Experiment in communication:
Elevator eyes, eye contact and holidays


One feature of civilized life is "elevator eyes". This describes how we avert other people's gaze when we are in a confined space. This doesn’t just happen in elevators; we tend to walk in the city without making eye contact with other people.

The usual explanation is that we feel crowded, we all need a certain amount of "territory", and we make space for others by not looking into "their" territory.  In this article, I want to introduce another element. I want to pay attention to the kind of way we look at other people, and feel looked at by other people. There is a way of looking at other people that is invading and judgmental.  And there is a way of looking at people that is gentle and accepting.

During this season, as people wish each other “Merry Christmas” or “Happy Holidays”, chances are you’ll be noticing more eye contact. Perfect strangers can smile at each other, in an elevator, in a shop, in the street... It’s the same city you’ve been living in the rest of the year, and the same people who live in this city.
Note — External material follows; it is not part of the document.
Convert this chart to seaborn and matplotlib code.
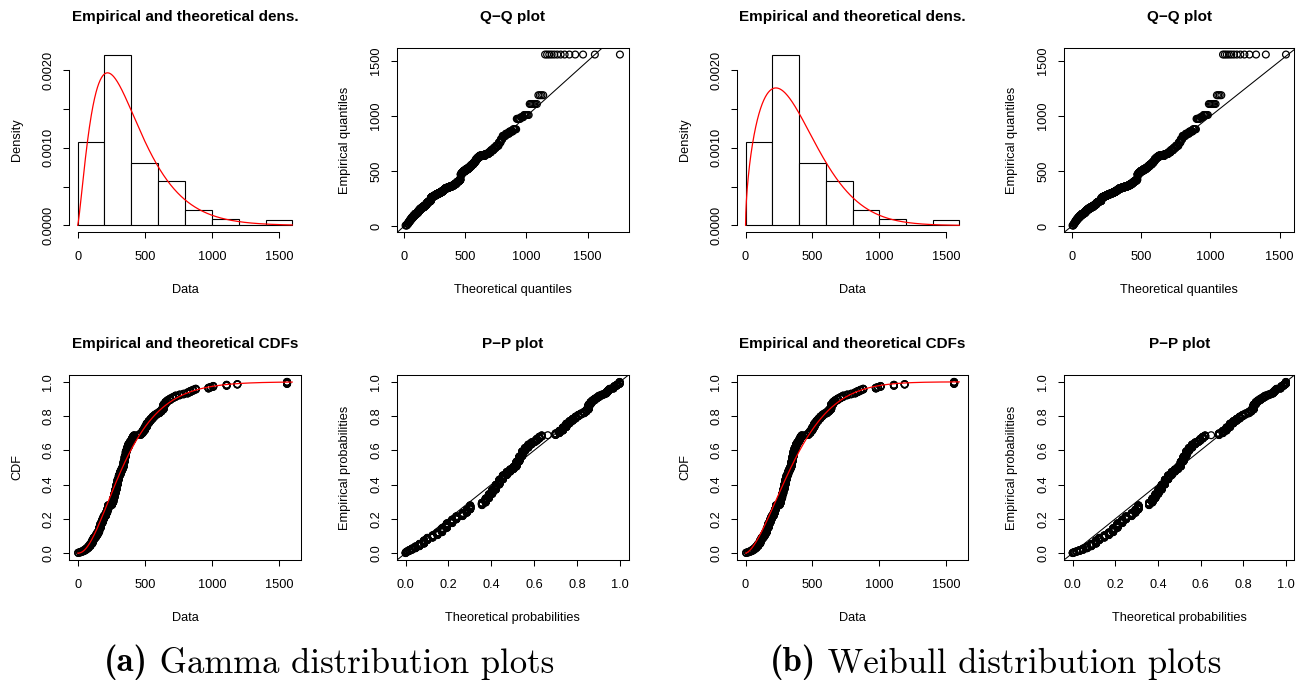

But something changes in the way people perceive the presence of others: T'is the season for people to engage with each other in a happier, friendlier way.

You expect this in the festive atmosphere of the holiday season. But this kind of engagement is not just brought about by happy times. Sometimes, it is a reaction to difficult times.  For instance, it is the kind of camaraderie that occurs during, say, a subway strike in New York City.  On a broader scale: large catastrophes often inspire us to have a sense of bonding with our fellow citizens, or our fellow human beings in general. 
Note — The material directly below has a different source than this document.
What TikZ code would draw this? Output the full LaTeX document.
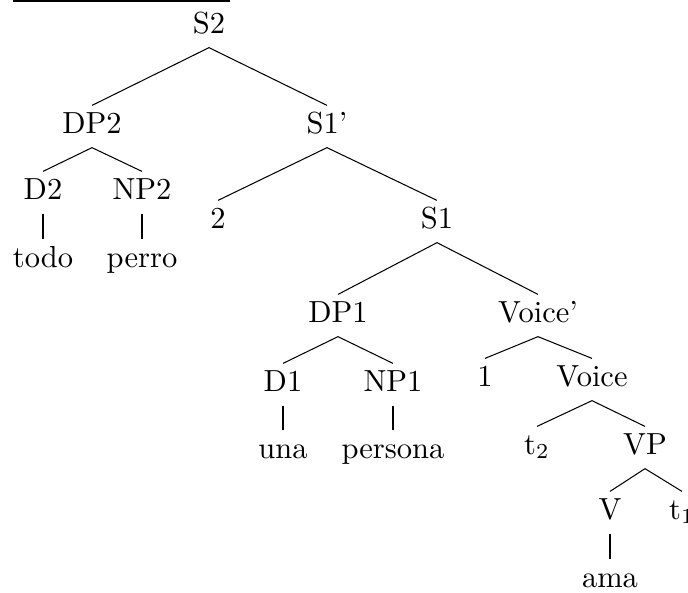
\documentclass[tikz,border=0pt]{standalone}
\usepackage{tikz}
\tikzset{
  nd/.style={inner sep=0pt, anchor=base, text height=8.85pt, text depth=4.6pt},
  br/.style={draw=black, line width=0.34pt},
}

\begin{document}
\begin{tikzpicture}[x=0.3279pt, y=-0.3279pt]
\useasboundingbox (0,0) rectangle (688,592);

% rule along the top edge
\coordinate (rl) at (13,1);
\coordinate (rr) at (230,1);
\draw[br] (rl) -- (rr);

% subject quantifier
\node[nd] (s2)   at (209,33)  {S2};
\node[nd] (dp2)  at (92,133)  {DP2};
\node[nd] (s1b)  at (327,133) {S1'};
\node[nd] (d2)   at (43,199)  {D2};
\node[nd] (np2)  at (142,199) {NP2};
\node[nd] (todo) at (43,267)  {todo};
\node[nd] (perro) at (142,267) {perro};
\node[nd] (i2)   at (218,228) {2};
\node[nd] (s1)   at (437,228) {S1};

% object quantifier and the clause
\node[nd] (dp1)  at (338,322) {DP1};
\node[nd] (vcb)  at (538,322) {Voice'};
\node[nd] (d1)   at (283,391) {D1};
\node[nd] (np1)  at (393,391) {NP1};
\node[nd] (una)  at (283,458) {una};
\node[nd] (pers) at (393,458) {persona};
\node[nd] (i1)   at (485,386) {1};
\node[nd] (vc)   at (592,386) {Voice};
\node[nd] (t2)   at (537,454) {t$_2$};
\node[nd] (vp)   at (645,454) {VP};
\node[nd] (v)    at (610,519) {V};
\node[nd] (t1)   at (682,519) {t$_1$};
\node[nd] (ama)  at (610,587) {ama};

% branches
\draw[br] (s2.south)  -- (dp2.north);
\draw[br] (s2.south)  -- (s1b.north);
\draw[br] (dp2.south) -- (d2.north);
\draw[br] (dp2.south) -- (np2.north);
\draw[br] (d2.south)  -- (todo.north);
\draw[br] (np2.south) -- (perro.north);
\draw[br] (s1b.south) -- (i2.north);
\draw[br] (s1b.south) -- (s1.north);
\draw[br] (s1.south)  -- (dp1.north);
\draw[br] (s1.south)  -- (vcb.north);
\draw[br] (dp1.south) -- (d1.north);
\draw[br] (dp1.south) -- (np1.north);
\draw[br] (d1.south)  -- (una.north);
\draw[br] (np1.south) -- (pers.north);
\draw[br] (vcb.south) -- (i1.north);
\draw[br] (vcb.south) -- (vc.north);
\draw[br] (vc.south)  -- (t2.north);
\draw[br] (vc.south)  -- (vp.north);
\draw[br] (vp.south)  -- (v.north);
\draw[br] (vp.south)  -- (t1.north);
\draw[br] (v.south)   -- (ama.north);
\end{tikzpicture}
\end{document}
What I am talking about in this article is the way in which we can shift from a guarded sense to a warm, open sense toward other people. I am inviting you to observe the subtle differences between feeling looked at in an invasive and judgmental way, and feeling looked at in a gentle and accepting way.  I'm also inviting you to observe the difference between when you are looking at people in a judgmental way, and when you are looking at people in a warm and accepting way.